Toshiba Australia had sent its parent company AU$180.6 million during the 2017 financial year; however, Toshiba HQ paid off AU$148.4 million in loan debt.

The company paid AU$5.6 million in income tax in 2017, more than five times the AU$1.1 million paid in previous corresponding period.

Cash and cash equivalents decreased by 29 percent from AU$4.1 million to AU$2.9 million in 2017.

Toshiba Corp suffered a $6.3 billion write-down due to rising costs at two Westinghouse nuclear projects in the US, wiping out shareholder equity and dragging the company to a full-year loss for the second year in a row.

In February, Toshiba chairman Shigenori Shiga accepted responsibility for the company's financial woes and resigned.

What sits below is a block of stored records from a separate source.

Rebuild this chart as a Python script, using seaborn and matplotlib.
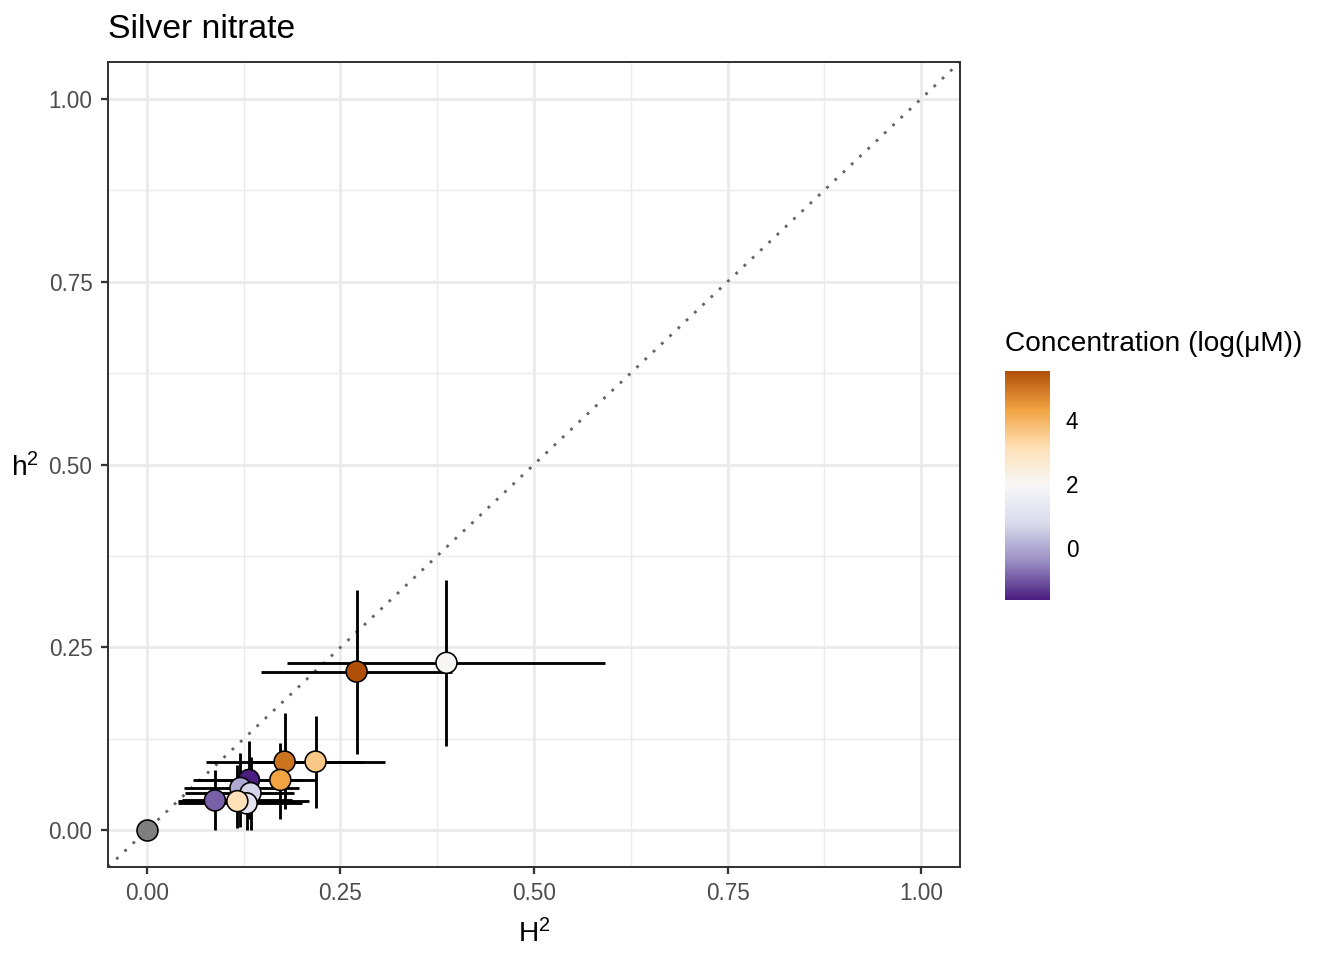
import numpy as np
import pandas as pd
import matplotlib
matplotlib.use("Agg")
import matplotlib.pyplot as plt
import seaborn as sns
from matplotlib.colors import LinearSegmentedColormap, Normalize
from matplotlib.cm import ScalarMappable

# data
H2 = [0.000, 0.271, 0.387, 0.178, 0.218, 0.1725, 0.132, 0.121, 0.134, 0.129, 0.117, 0.088]
h2 = [0.000, 0.217, 0.229, 0.094, 0.094, 0.069, 0.069, 0.058, 0.051, 0.037, 0.040, 0.041]
H2_lo = [0.000, 0.147, 0.181, 0.077, 0.130, 0.066, 0.060, 0.048, 0.050, 0.040, 0.040, 0.046]
H2_hi = [0.000, 0.394, 0.592, 0.279, 0.307, 0.219, 0.200, 0.197, 0.190, 0.200, 0.210, 0.187]
h2_lo = [0.000, 0.104, 0.115, 0.029, 0.030, 0.016, 0.015, 0.004, 0.000, 0.000, 0.003, 0.000]
h2_hi = [0.000, 0.329, 0.342, 0.160, 0.157, 0.120, 0.122, 0.106, 0.100, 0.080, 0.090, 0.083]
conc = [np.nan, 5.52, 2.0, 5.0, 3.6, 4.3, -1.61, 0.0, 0.7, 1.2, 3.1, -0.9]

df = pd.DataFrame({"H2": H2, "h2": h2, "H2_lo": H2_lo, "H2_hi": H2_hi,
                   "h2_lo": h2_lo, "h2_hi": h2_hi, "conc": conc})

sns.set_theme(style="white")
plt.rcParams["font.family"] = ["Liberation Sans", "DejaVu Sans"]
plt.rcParams["mathtext.fontset"] = "custom"
plt.rcParams["mathtext.rm"] = "Liberation Sans"
plt.rcParams["mathtext.it"] = "Liberation Sans"
plt.rcParams["text.color"] = "black"
plt.rcParams["axes.labelcolor"] = "black"

# brewer PuOr (7 class), purple low -> orange high
puor = ["#4b1d80", "#998ec3", "#d8daeb", "#f7f7f7", "#fee0b6", "#f1a340", "#b05008"]
cmap = LinearSegmentedColormap.from_list("puor", puor)
norm = Normalize(vmin=-1.61, vmax=5.52)

k = 1.28  # text/line scale
lw = 1.42
fs_title, fs_lab, fs_tick = 13.2 * k, 11 * k, 8.8 * k

fig = plt.figure(figsize=(1344 / 144, 960 / 144), dpi=144)
ax = fig.add_axes([108 / 1344, 93 / 960, 852 / 1344, 805 / 960])

# grid like theme_bw
for v in [0, 0.25, 0.5, 0.75, 1.0]:
    ax.axhline(v, color="#ebebeb", lw=lw, zorder=0)
    ax.axvline(v, color="#ebebeb", lw=lw, zorder=0)
for v in [0.125, 0.375, 0.625, 0.875]:
    ax.axhline(v, color="#ebebeb", lw=lw / 2, zorder=0)
    ax.axvline(v, color="#ebebeb", lw=lw / 2, zorder=0)

ax.axline((0, 0), slope=1, color="#666666", lw=lw, linestyle=(0, (1, 3)), zorder=1)

err = df.dropna()
ax.errorbar(err["H2"], err["h2"],
            xerr=[err["H2"] - err["H2_lo"], err["H2_hi"] - err["H2"]],
            yerr=[err["h2"] - err["h2_lo"], err["h2_hi"] - err["h2"]],
            fmt="none", ecolor="black", elinewidth=lw, capsize=0, zorder=2)

na = df[df["conc"].isna()]
sns.scatterplot(data=na, x="H2", y="h2", color="#7f7f7f", s=110,
                edgecolor="black", linewidth=0.8, ax=ax, zorder=3, legend=False)
sns.scatterplot(data=err, x="H2", y="h2", hue="conc", palette=cmap, hue_norm=norm,
                s=110, edgecolor="black", linewidth=0.8, ax=ax, zorder=3, legend=False)

ax.set_xlim(-0.05, 1.05)
ax.set_ylim(-0.05, 1.05)
ticks = [0, 0.25, 0.5, 0.75, 1.0]
ax.set_xticks(ticks)
ax.set_yticks(ticks)
ax.set_xticklabels(["0.00", "0.25", "0.50", "0.75", "1.00"])
ax.set_yticklabels(["0.00", "0.25", "0.50", "0.75", "1.00"])
ax.tick_params(axis="both", direction="out", length=2.75 * k, width=lw * 0.8, color="#333333",
               labelcolor="#4d4d4d", labelsize=fs_tick, pad=4.2, bottom=True, left=True)
for sp in ax.spines.values():
    sp.set_color("#333333")
    sp.set_linewidth(lw * 0.7)

ax.set_xlabel("H$^2$", fontsize=fs_lab, labelpad=7)
ax.set_ylabel("")
fig.text(25 / 1344, 1 - 468 / 960, "h$^2$", fontsize=fs_lab, ha="center", va="center")
fig.text(108 / 1344, 1 - 29 / 960, "Silver nitrate", fontsize=fs_title, ha="left", va="center")

# colour bar
cax = fig.add_axes([1005 / 1344, 360 / 960, 45 / 1344, 229 / 960])
cb = fig.colorbar(ScalarMappable(norm=norm, cmap=cmap), cax=cax)
cb.outline.set_visible(False)
cb.set_ticks([0, 2, 4])
cax.tick_params(direction="in", length=4.5, width=0.8, colors="white", labelcolor="black",
                labelsize=fs_tick, left=True, right=True, labelleft=False, labelright=True, pad=8)
cax.set_title("Concentration (log(μM))", loc="left", fontsize=fs_lab, pad=10)

fig.savefig("out.png", dpi=144)
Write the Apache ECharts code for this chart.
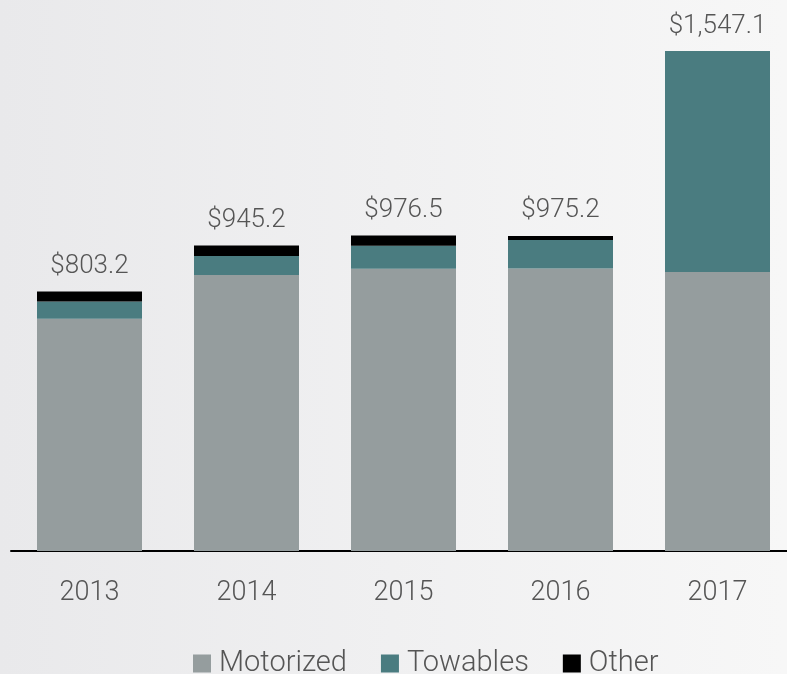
<!DOCTYPE html>
<html>
<head>
<meta charset="utf-8">
<script src="https://cdn.jsdelivr.net/npm/echarts@6/dist/echarts.min.js"></script>
<style>
html,body{margin:0;padding:0;overflow:hidden;}
#main{width:800px;height:674px;}
</style>
</head>
<body>
<div id="main"></div>
<script>
// data ($ millions)
let years = ['2013', '2014', '2015', '2016', '2017'];
let motorized = [718.6, 854.4, 873.5, 874.0, 863.3];
let towables = [53.6, 58.8, 71.2, 88.8, 683.8];
let other = [31.0, 32.0, 31.8, 12.4, 0];
let totals = ['$803.2', '$945.2', '$976.5', '$975.2', '$1,547.1'];

let textColor = '#555555';
let fontName = 'Roboto';

// the chart runs a little past the right edge of the window, like the original
let chart = echarts.init(document.getElementById('main'));

let option = {
    backgroundColor: {
        type: 'linear', x: 0, y: 0, x2: 1, y2: 0,
        colorStops: [
            {offset: 0, color: '#e9e9eb'},
            {offset: 0.98, color: '#f7f7f7'},
            {offset: 1, color: '#f7f7f7'}
        ]
    },
    animation: false,
    legend: {
        left: 188,
        top: 644,
        itemWidth: 18,
        itemHeight: 18,
        itemGap: 34,
        icon: 'rect',
        textStyle: {color: textColor, fontSize: 29, fontFamily: fontName, fontWeight: 300, padding: [0, 0, 0, 3]},
        data: ['Motorized', 'Towables', 'Other']
    },
    grid: {left: 11, right: 4, top: 34, bottom: 123, containLabel: false},
    xAxis: {
        type: 'category',
        data: years,
        axisLine: {lineStyle: {color: '#000', width: 2}},
        axisTick: {show: false},
        axisLabel: {color: textColor, fontSize: 27, fontFamily: fontName, fontWeight: 300, margin: 29}
    },
    yAxis: {
        type: 'value',
        min: 0,
        max: 1600,
        show: false,
        splitLine: {show: false}
    },
    series: [
        {
            name: 'Motorized',
            type: 'bar',
            stack: 'total',
            barWidth: 105,
            itemStyle: {color: '#959d9e'},
            data: motorized
        },
        {
            name: 'Towables',
            type: 'bar',
            stack: 'total',
            itemStyle: {color: '#4a7c80'},
            data: towables
        },
        {
            name: 'Other',
            type: 'bar',
            stack: 'total',
            itemStyle: {color: '#000000'},
            label: {
                show: true,
                position: 'top',
                distance: 12,
                color: textColor,
                fontSize: 26,
                fontFamily: fontName,
                fontWeight: 300,
                formatter: function (p) {
                    return totals[p.dataIndex];
                }
            },
            data: other
        }
    ]
};

chart.setOption(option);
</script>
</body>
</html>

The latest postponement of Toshiba's full-year earnings report prompted an automatic demotion to the second rung of the Tokyo Stock Exchange, with the current extension valid until August 10.

The extension provides the company with more time for ongoing bankruptcy proceedings against its Westinghouse nuclear reactor business in the US.

Toshiba said it would be looking to cover some of the losses caused by the write-down by selling off its semiconductor business. Last month, it selected a Japanese government-backed consortium as its preferred bidder, which includes the Innovation Network Corporation of Japan, the Development Bank of Japan, and Bain Capital.

The company did not disclose terms of the potential deal, though some estimates indicate that it could be within the vicinity of $20 billion.

Toshiba also said in April that it was considering selling a portion or all of its Moorside development company NuGeneration, after France's Engie, formerly known as GDF Suez, backed out of the nuclear project, selling its stake back to Toshiba for approximately £111 million.

It was also reported that Toshiba president Satoshi Tsunakawa would be taking a pay cut to help keep the company afloat.

In 2015, Toshiba delayed planned earnings releases twice as it reeled from a 150 billion yen accounting scandal where the company overstated its profits over the course of seven years.

Former Toshiba president Hisao Tanaka and his predecessor Norio Sasaki quit in the wake of the scandal, which was blamed on management's overzealous pursuit of profit.

More than a year ago, as part of another major restructuring effort, Toshiba sold off its PC business and let go thousands of employees.